The old stave church site is in the hamlet where Gol was located at the time, 300 meters southwest of the current Gol church on Leikvollen in Golreppen. The stave church was used until 1881, when Gol got a new one. Gol Stave Church began to deteriorate significantly in the 1800s. The church was also heavily modified due to increased space requirements. In 1882, the church was sold to the "Association for the Preservation of Norwegian Ancient Monuments," it was moved to Bygdøy Kongsgaard, now the Norwegian Folk Museum. The church was restored to its original form and size during the reconstruction at the folk museum, with doubts about the reconstruction, using Borgund Stave Church in Sogn as a model. Borgund Stave Church is considered the sister church to Gol Stave Church, possibly built by the same craftsmen.

Gol Stavkyrkje
The church on Storeøyne (the island in Gol) replicates the original stave church from the 1200s.
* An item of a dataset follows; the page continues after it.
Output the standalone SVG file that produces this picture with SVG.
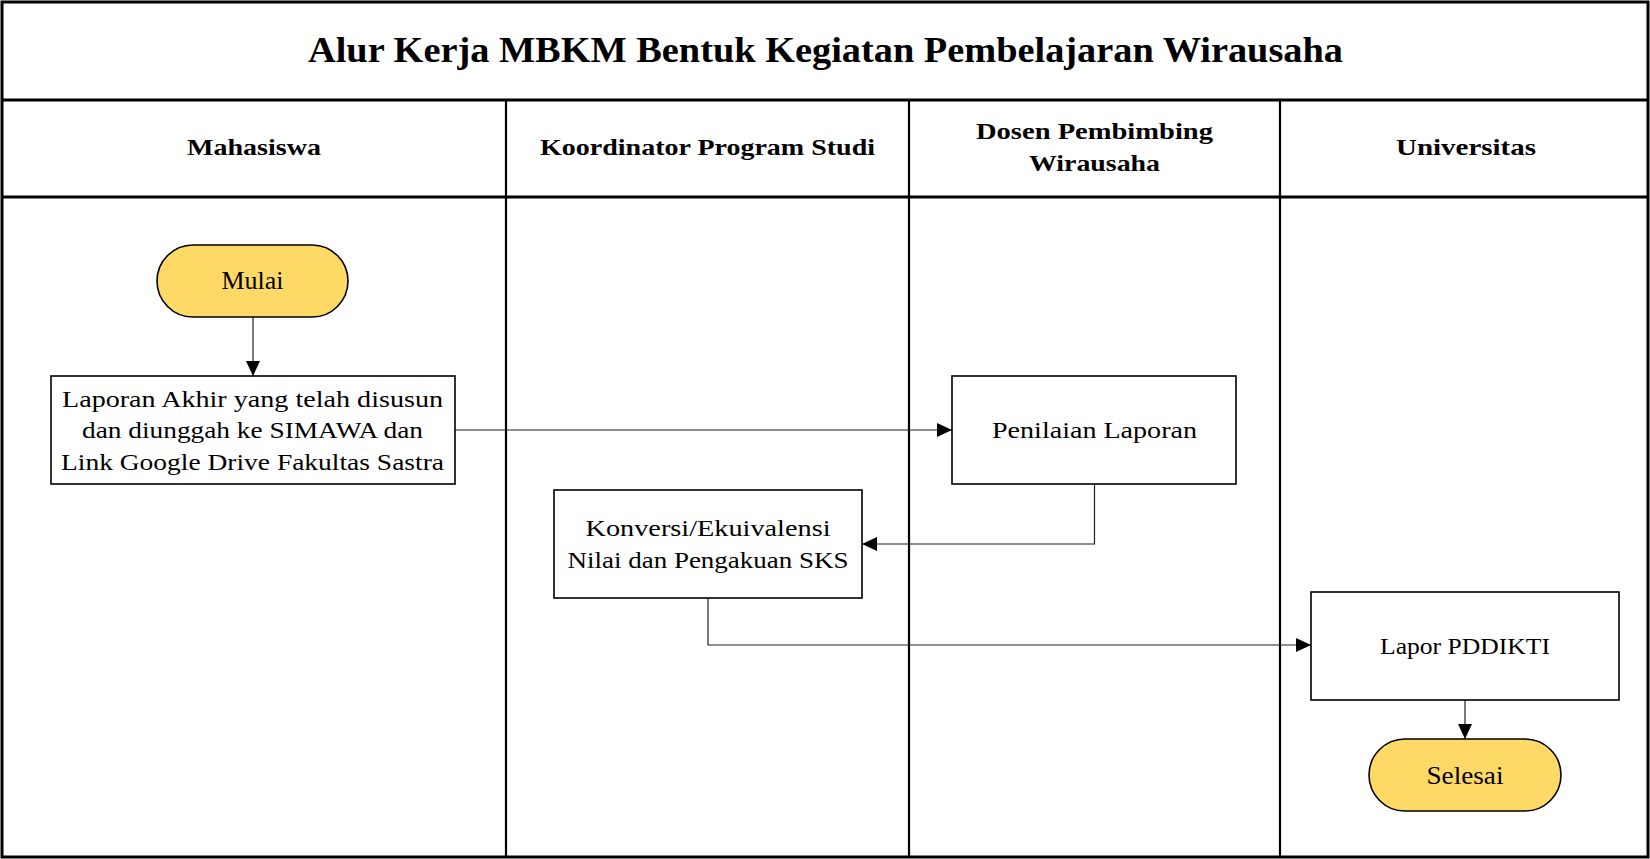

The church was completed in 1994 and consecrated on July 10. Gol Stavkyrkje consists of a nave, ambulatory, gallery, choir, and apse. Three spires stand on the main roof. A challenge in copying a stave church today is the absence of the old, coarse pine forests. Suitable materials are hard to find. Behind the copying of Gol Stavkyrkje lies approximately 10 years of work. Local artisans built the church, and the woodcarving and furnishings were done by Hans Slettemeås from Telemark. Most of the timber was sourced from the valley. Textile artist Karin Stang created the textile work on the apse wall. The man behind the project is civil engineer Torbjørn Rustberggard from Gol.

Stave Church - Why is it called a stave church? The reason lies in the robust masts (staves) supporting the church. The stave principle involves standing wall panels enclosed by sills above and below, with corner columns at each end.